Die 4 Arten von Risiko

Finanzmathematische Risiken sind leicht auszu­rechnen und lassen sich damit rational ermitteln.

  • Risikokapazität
    Fragen, die du dir stellen kannst: Wie groß ist mein Notgroschen? Daraus abgeleitet:
    Wie viel kann ich anlegen, ohne meinen Liquiditätsplan zu gefährden?
  • Risikobedarf 
    Fragen, die du dir stellen kannst: Wie viel Risiko muss ich eingehen, wenn ich Betrag X als meinen Zielbetrag festgesetzt habe und monatlich Betrag Y investieren kann? 

Finanzpsychologische Risiken sind wenig rational und dadurch schwerer zu bestimmen. Sie haben viel damit zu tun Kontrolle zu erlangen und bewusst wahrzunehmen, wie man agiert.

  • Risikowahrnehmung
    Die Wahrnehmung und Bewertung von Risiko verändert sich, je nachdem, wann, wo und in welchem Kontext man gefragt wird, dieses einzu­schätzen. 
    Beispiel: Würdest du die Frage „Wie nimmst du das Risiko wahr, Geld an der Börse zu investieren” heute anders beantworten, als vor 5 Jahren? Höchstwahrscheinlich ja. 
  • Risikobereitschaft
    Wie gut gehst du mit negativen Konsequenzen (Verlusten) und positiven Konsequenzen (Gewinnen) um? Unsere Bereitschaft Risiken einzugehen wird extrem durch unser Umfeld beeinflusst und ist damit Teil unserer Identität.

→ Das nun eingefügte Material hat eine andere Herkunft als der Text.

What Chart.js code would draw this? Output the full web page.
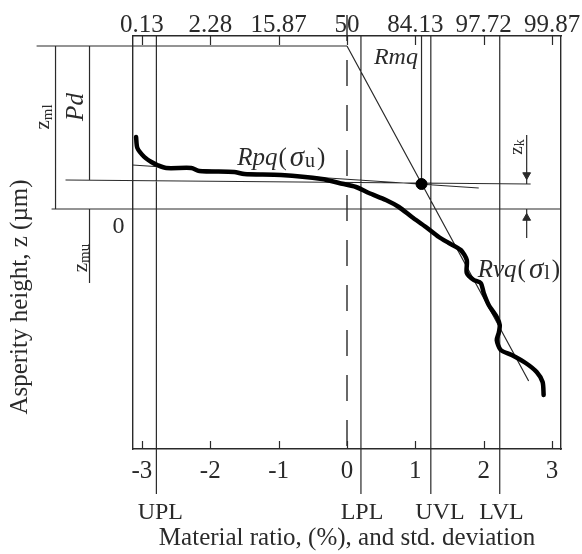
<!DOCTYPE html>
<html>
<head>
<meta charset="utf-8">
<script src="https://cdn.jsdelivr.net/npm/chart.js@4.4.1/dist/chart.umd.min.js"></script>
<style>
  html, body { margin: 0; padding: 0; background: #fff; }
</style>
</head>
<body>
<canvas id="mrChart" width="582" height="554"></canvas>
<script>
// std. deviation axis and matching material ratio (%) on top
const sdTicks = [-3, -2, -1, 0, 1, 2, 3];
const pctLabels = ['0.13', '2.28', '15.87', '50', '84.13', '97.72', '99.87'];

// bearing curve (x: std. deviation, z: height)
const curveX = [-3.085, -3.066, -2.964, -2.861, -2.774, -2.642, -2.277, -2.161, -1.650, -1.504,
  -0.964, -0.365, -0.117, 0.131, 0.321, 0.569, 0.759, 0.949, 1.153, 1.343,
  1.489, 1.664, 1.752, 1.752, 1.854, 1.956, 2.000, 2.073, 2.190, 2.234,
  2.219, 2.190, 2.248, 2.409, 2.613, 2.774, 2.861, 2.876];
const curveZ = [7.2, 6.1, 5.2, 4.7, 4.4, 4.1, 4.1, 3.8, 3.7, 3.5,
  3.4, 3.0, 2.6, 2.2, 1.6, 0.9, 0.2, -0.8, -1.8, -2.8,
  -3.4, -4.1, -5.1, -6.4, -7.1, -7.4, -8.4, -9.6, -10.8, -11.6,
  -12.4, -13.1, -14.1, -14.6, -15.4, -16.3, -17.3, -18.6];

// limit lines UPL, LPL, UVL, LVL
const limitNames = ['UPL', 'LPL', 'UVL', 'LVL'];
const limitX = [-2.788, 0.204, 1.226, 2.234];
const limitLabelX = [-2.73, 0.22, 1.36, 2.26];

// intersection of the two fitted lines
const knee = { x: 1.09, y: 2.5 };
const rmqLine = [{ x: 0, y: 16.3 }, { x: 2.657, y: -17.2 }];
const rpqLine = [{ x: -3.139, y: 4.4 }, { x: 1.927, y: 2.1 }];
const kneeLevel = [{ x: -4.117, y: 2.9 }, { x: 2.686, y: 2.5 }];
const zeroLine = [{ x: -4.321, y: 0 }, { x: 3.13, y: 0 }];
const topLine = [{ x: -4.54, y: 16.3 }, { x: 0, y: 16.3 }];
const kneeDrop = [{ x: 1.09, y: 17.3 }, { x: 1.09, y: 2.5 }];
const medianLine = [{ x: 0, y: 19.4 }, { x: 0, y: -24 }];

// dimension arrows (shaft ends) and their heads
const arrowShafts = [
  [{ x: -4.263, y: 16.3 }, { x: -4.263, y: 0 }],
  [{ x: -3.766, y: 16.3 }, { x: -3.766, y: 2.9 }],
  [{ x: -3.766, y: 0 }, { x: -3.766, y: -7.4 }],
  [{ x: 2.628, y: 7.4 }, { x: 2.628, y: 2.5 }],
  [{ x: 2.628, y: 0 }, { x: 2.628, y: -2.9 }]
];
const arrowHeads = [
  { x: -4.263, y: 15.1, r: 0 }, { x: -4.263, y: 1.2, r: 180 },
  { x: -3.766, y: 3.8, r: 180 }, { x: -3.766, y: -1.0, r: 0 },
  { x: 2.628, y: 3.4, r: 180 }, { x: 2.628, y: -0.9, r: 0 }
];

const serif = '"Liberation Serif", "Times New Roman", serif';
const ink = '#2a2a2a';

function joinSegments(segs) {
  const out = [];
  segs.forEach((s, i) => {
    if (i > 0) out.push({ x: s[0].x, y: null });
    out.push(s[0], s[1]);
  });
  return out;
}

const thinSegs = [rmqLine, rpqLine, kneeLevel, zeroLine, topLine, kneeDrop]
  .concat(limitX.map(v => [{ x: v, y: 17.3 }, { x: v, y: -28.5 }]))
  .concat(arrowShafts);

// text notes placed in data coordinates; parts = [text, style, size, dy, dx]
const notes = [
  { x: 0.715, y: 15.1, rot: 0, align: 'center', parts: [['Rmq', 'italic', 24, 0, 0]] },
  { x: -1.606, y: 5.1, rot: 0, align: 'left', parts: [['Rpq', 'italic', 25, 0, 0], ['(', '', 25, 0, 1], ['σ', 'italic', 29, 0, 3], ['u', '', 20, 4, 1], [')', '', 25, 0, 2]] },
  { x: 1.912, y: -6.1, rot: 0, align: 'left', parts: [['Rvq', 'italic', 25, 0, 0], ['(', '', 25, 0, 1], ['σ', 'italic', 29, 0, 3], ['l', '', 20, 4, 1], [')', '', 25, 0, 2]] },
  { x: -4.438, y: 9.2, rot: -90, align: 'center', parts: [['z', '', 21, 0, 0], ['ml', '', 15, 4, 0]] },
  { x: -3.956, y: 10.2, rot: -90, align: 'center', parts: [['Pd', 'italic', 25, 0, 0]] },
  { x: -3.883, y: -4.9, rot: -90, align: 'center', parts: [['z', '', 21, 0, 0], ['mu', '', 15, 4, 0]] },
  { x: -3.343, y: -1.8, rot: 0, align: 'center', parts: [['0', '', 24, 0, 0]] },
  { x: 2.482, y: 6.2, rot: -90, align: 'center', parts: [['z', '', 19, 0, 0], ['k', '', 14, 4, 0]] },
  { x: -4.774, y: -8.8, rot: -90, align: 'center', parts: [['Asperity height, z (µm)', '', 25, 0, 0]] }
].concat(limitNames.map((n, i) => ({ x: limitLabelX[i], y: -30.4, rot: 0, align: 'center', parts: [[n, '', 24, 0, 0]] })));

const notePlugin = {
  id: 'notes',
  afterDraw(chart) {
    const { ctx, scales: { x, y }, chartArea } = chart;
    ctx.save();
    // inward tick marks on bottom and top axes
    ctx.strokeStyle = ink;
    ctx.lineWidth = 1.2;
    sdTicks.forEach(v => {
      const px = Math.round(x.getPixelForValue(v)) + 0.5;
      ctx.beginPath();
      ctx.moveTo(px, chartArea.bottom);
      ctx.lineTo(px, chartArea.bottom - 8);
      ctx.moveTo(px, chartArea.top);
      ctx.lineTo(px, chartArea.top + 9);
      ctx.stroke();
    });
    ctx.fillStyle = ink;
    ctx.textBaseline = 'middle';
    ctx.textAlign = 'left';
    notes.forEach(n => {
      const fonts = n.parts.map(p => `${p[1]} ${p[2]}px ${serif}`.trim());
      let w = 0;
      n.parts.forEach((p, i) => { ctx.font = fonts[i]; w += ctx.measureText(p[0]).width + p[4]; });
      ctx.save();
      ctx.translate(x.getPixelForValue(n.x), y.getPixelForValue(n.y));
      ctx.rotate(n.rot * Math.PI / 180);
      let cx = n.align === 'center' ? -w / 2 : 0;
      n.parts.forEach((p, i) => {
        ctx.font = fonts[i];
        cx += p[4];
        ctx.fillText(p[0], cx, p[3]);
        cx += ctx.measureText(p[0]).width;
      });
      ctx.restore();
    });
    ctx.restore();
  }
};

// pin the plot box: 36 px above, 105 px below
const fitBottom = s => { s.paddingLeft = 0; s.paddingRight = 0; s.height = 105; };
const fitTop = s => { s.paddingLeft = 0; s.paddingRight = 0; s.height = 36; };

new Chart(document.getElementById('mrChart'), {
  type: 'line',
  data: {
    datasets: [
      {
        data: curveX.map((v, i) => ({ x: v, y: curveZ[i] })),
        borderColor: '#000', borderWidth: 4.5, pointRadius: 0, tension: 0.25,
        borderCapStyle: 'round', borderJoinStyle: 'round', clip: false
      },
      {
        type: 'scatter', data: [knee], pointRadius: 5.5,
        backgroundColor: '#000', borderColor: '#000', clip: false
      },
      {
        type: 'scatter',
        data: arrowHeads.map(a => ({ x: a.x, y: a.y })),
        pointStyle: 'triangle', pointRadius: 4.5,
        rotation: arrowHeads.map(a => a.r),
        backgroundColor: ink, borderColor: ink, borderWidth: 1, clip: false
      },
      {
        data: joinSegments(thinSegs),
        borderColor: ink, borderWidth: 1.2, pointRadius: 0, spanGaps: false, clip: false
      },
      {
        data: medianLine,
        borderColor: ink, borderWidth: 1.4, borderDash: [26, 19], pointRadius: 0, clip: false
      }
    ]
  },
  options: {
    responsive: false,
    animation: false,
    events: [],
    layout: { padding: { left: 133, right: 21, top: 0, bottom: 0 } },
    plugins: { legend: { display: false }, tooltip: { enabled: false } },
    scales: {
      x: {
        type: 'linear', position: 'bottom', min: -3.13, max: 3.13,
        afterBuildTicks: s => { s.ticks = sdTicks.map(v => ({ value: v })); },
        afterFit: fitBottom,
        grid: { display: false, drawTicks: false },
        border: { display: true, color: ink, width: 1.4 },
        ticks: { padding: 7, color: ink, font: { family: serif, size: 25 }, maxRotation: 0 },
        title: {
          display: true, text: 'Material ratio, (%), and std. deviation', color: ink,
          font: { family: serif, size: 25 }, padding: { top: 0, bottom: 1 }
        }
      },
      x2: {
        type: 'linear', position: 'top', min: -3.13, max: 3.13,
        afterBuildTicks: s => { s.ticks = sdTicks.map(v => ({ value: v })); },
        afterFit: fitTop,
        grid: { display: false, drawTicks: false },
        border: { display: true, color: ink, width: 1.4 },
        ticks: {
          padding: -2, color: ink, font: { family: serif, size: 25, lineHeight: 1 }, maxRotation: 0,
          callback: (v, i) => pctLabels[i]
        }
      },
      y: {
        type: 'linear', position: 'left', min: -24, max: 17.3,
        afterFit: s => { s.width = 0; },
        grid: { display: false, drawTicks: false },
        border: { display: true, color: ink, width: 1.4 },
        ticks: { display: false }
      },
      y2: {
        type: 'linear', position: 'right', min: -24, max: 17.3,
        afterFit: s => { s.width = 0; },
        grid: { display: false, drawTicks: false },
        border: { display: true, color: ink, width: 1.4 },
        ticks: { display: false }
      }
    }
  },
  plugins: [notePlugin]
});
</script>
</body>
</html>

Geld hat die Macht Emotionen auszulösen, ob du das willst, oder nicht.

Stell dir die Frage: Um wie viel dürfte der Gesamtwert deiner Investitionen sinken, bevor du dich unwohl fühlst?

Beispiel: Anlagewert 50.000 €. Du bist bereit, einen Verlust von max. 33 Prozent, also 19.000 € zu akzeptieren. Ist das auch noch wahr bei einem Anlagewert von 100.000 €, wenn -33 Prozent einen Verlust von 33.000 € bedeuten?

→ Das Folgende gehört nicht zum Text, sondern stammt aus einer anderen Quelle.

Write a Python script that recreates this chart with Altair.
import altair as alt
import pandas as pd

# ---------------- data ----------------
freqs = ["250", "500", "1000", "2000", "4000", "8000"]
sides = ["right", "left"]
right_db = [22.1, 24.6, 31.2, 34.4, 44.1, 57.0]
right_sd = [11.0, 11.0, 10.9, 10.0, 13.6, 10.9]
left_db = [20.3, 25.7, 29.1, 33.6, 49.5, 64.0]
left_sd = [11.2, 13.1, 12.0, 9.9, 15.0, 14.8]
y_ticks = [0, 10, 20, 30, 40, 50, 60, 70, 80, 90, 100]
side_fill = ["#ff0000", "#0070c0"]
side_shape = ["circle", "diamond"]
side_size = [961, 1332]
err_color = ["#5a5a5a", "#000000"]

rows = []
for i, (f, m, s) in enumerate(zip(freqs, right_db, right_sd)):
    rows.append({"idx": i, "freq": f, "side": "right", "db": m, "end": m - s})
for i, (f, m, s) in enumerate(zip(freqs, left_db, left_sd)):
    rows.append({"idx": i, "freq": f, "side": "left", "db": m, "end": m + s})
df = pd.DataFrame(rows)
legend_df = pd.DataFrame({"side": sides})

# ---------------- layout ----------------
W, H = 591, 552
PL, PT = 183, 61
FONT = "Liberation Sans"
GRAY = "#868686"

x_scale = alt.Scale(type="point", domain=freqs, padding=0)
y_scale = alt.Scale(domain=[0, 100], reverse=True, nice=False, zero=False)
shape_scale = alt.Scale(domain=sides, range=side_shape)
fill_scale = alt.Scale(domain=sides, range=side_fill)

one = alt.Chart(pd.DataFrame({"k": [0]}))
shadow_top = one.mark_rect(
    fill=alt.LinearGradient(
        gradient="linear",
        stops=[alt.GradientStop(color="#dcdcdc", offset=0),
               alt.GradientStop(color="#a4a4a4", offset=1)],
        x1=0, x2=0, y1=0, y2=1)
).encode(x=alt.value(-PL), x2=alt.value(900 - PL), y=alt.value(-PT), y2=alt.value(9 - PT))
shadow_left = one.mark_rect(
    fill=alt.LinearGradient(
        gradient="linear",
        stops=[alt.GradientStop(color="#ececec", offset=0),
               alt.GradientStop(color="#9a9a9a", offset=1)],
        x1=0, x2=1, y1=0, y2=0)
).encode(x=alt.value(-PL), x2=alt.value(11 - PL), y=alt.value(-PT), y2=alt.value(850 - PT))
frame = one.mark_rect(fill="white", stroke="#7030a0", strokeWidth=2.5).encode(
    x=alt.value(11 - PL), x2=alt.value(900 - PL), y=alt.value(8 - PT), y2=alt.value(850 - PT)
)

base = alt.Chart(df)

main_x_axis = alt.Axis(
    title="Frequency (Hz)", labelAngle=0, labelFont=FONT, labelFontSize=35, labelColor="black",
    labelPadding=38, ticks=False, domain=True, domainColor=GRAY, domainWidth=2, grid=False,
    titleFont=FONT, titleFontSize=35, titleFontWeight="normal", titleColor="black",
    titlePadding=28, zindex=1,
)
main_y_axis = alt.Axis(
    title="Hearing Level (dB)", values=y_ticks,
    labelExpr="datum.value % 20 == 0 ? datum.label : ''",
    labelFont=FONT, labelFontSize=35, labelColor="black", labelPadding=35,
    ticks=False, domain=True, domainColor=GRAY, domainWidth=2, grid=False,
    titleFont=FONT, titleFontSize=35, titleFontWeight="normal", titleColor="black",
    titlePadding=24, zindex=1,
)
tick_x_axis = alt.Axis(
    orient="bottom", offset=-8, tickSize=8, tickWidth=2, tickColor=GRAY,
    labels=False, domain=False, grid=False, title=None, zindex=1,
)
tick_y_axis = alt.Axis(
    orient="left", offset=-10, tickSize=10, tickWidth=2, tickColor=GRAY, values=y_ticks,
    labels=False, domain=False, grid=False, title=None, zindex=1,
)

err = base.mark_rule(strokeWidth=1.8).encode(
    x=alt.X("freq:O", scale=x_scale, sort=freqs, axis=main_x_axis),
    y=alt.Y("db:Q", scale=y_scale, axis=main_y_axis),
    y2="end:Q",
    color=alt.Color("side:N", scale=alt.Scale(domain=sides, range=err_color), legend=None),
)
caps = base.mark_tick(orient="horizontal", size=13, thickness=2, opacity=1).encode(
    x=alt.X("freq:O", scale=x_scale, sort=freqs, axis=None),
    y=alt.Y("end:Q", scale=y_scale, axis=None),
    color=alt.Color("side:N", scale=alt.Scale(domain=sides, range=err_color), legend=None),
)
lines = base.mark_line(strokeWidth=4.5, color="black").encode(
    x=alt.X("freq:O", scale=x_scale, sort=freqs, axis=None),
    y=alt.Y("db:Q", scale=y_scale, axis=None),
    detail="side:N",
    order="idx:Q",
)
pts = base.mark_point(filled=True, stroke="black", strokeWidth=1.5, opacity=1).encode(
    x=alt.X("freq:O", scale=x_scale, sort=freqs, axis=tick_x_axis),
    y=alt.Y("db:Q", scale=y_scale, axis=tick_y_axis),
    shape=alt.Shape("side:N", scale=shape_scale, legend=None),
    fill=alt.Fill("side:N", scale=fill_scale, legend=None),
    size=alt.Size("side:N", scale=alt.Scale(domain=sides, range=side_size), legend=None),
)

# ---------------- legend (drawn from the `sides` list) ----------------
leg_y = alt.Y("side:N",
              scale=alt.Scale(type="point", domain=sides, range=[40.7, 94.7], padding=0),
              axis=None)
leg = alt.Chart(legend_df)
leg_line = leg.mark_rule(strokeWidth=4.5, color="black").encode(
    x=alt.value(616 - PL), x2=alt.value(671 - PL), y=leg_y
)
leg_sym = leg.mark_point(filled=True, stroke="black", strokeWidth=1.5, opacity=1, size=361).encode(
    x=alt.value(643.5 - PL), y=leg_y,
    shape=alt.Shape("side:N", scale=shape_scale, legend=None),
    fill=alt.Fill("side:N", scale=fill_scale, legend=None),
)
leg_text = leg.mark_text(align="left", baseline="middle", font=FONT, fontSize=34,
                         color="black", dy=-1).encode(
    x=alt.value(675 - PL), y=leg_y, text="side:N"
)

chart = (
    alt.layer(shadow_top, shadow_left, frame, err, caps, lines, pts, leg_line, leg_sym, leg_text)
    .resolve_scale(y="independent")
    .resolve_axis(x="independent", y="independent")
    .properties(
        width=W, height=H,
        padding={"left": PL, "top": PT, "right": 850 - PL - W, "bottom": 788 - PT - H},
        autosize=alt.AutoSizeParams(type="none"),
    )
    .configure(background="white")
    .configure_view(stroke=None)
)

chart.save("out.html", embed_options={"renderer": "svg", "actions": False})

Das Ziel ist es, finanzpsychologische & -mathematische Risiken gleichermaßen anzuerkennenden und einzubeziehen, wenn wir entscheiden, wie viel Risiko wir beim Anlegen eingehen wollen.

Eure Fragen

Wie verhindert man am Ende nicht doch panisch und kopflos zu handeln?

Erst die Hausaufgaben machen, bevor man handelt und investiert. 

Heißt konkret:

  • Schulden abbauen
  • Notgroschen aufbauen
  • Wissen aneignen & Strategie bestimmen
  • Risikobereitschaft festlegen
  • Dann erst kaufen und halten

Wählt außerdem ganz bewusst, welche Infos ihr konsumiert. Das gilt für Aktiennews, eure Depot & allgemeine Nachrichtenkanäle.

Wieso raten Profis zum Verkauf, wenn aussitzen besser ist?

  1. Was verstehst du unter Profi? Stell dir bitte immer die Frage, wer dazu rät und welchen Vorteil er hat, wenn du verkaufst.
  2. Raten sie wirklich zum Verkauf, oder meinen sie nur mehr zu wissen als der Rest? “Ich bin mir zu sicher, dass… “ (siehe Overconfidence Bias)
  3. Experten raten nicht zum Verkauf. 

Wie kann man Verluste begrenzen?

  1. Sei dir des Unterschieds zwischen Verlust und Wertminderung bewusst. Verlust machst du erst, wenn du verkaufst. Eine Wertminderung ist Teil des Spiels. 
  2. Lote für dich aus, welcher Verlust für dich verkraftbar ist (siehe dazu deine individuelle Risikobereitschaft an).
  3. Vergiss nicht, dass bei einer langen Haltedauer der Wert deiner Aktien steigen wird. 
  4. Kaufe nach, wenn die Kurse am Boden sind (wenn du deine Hausaufgaben vorher gemacht hast).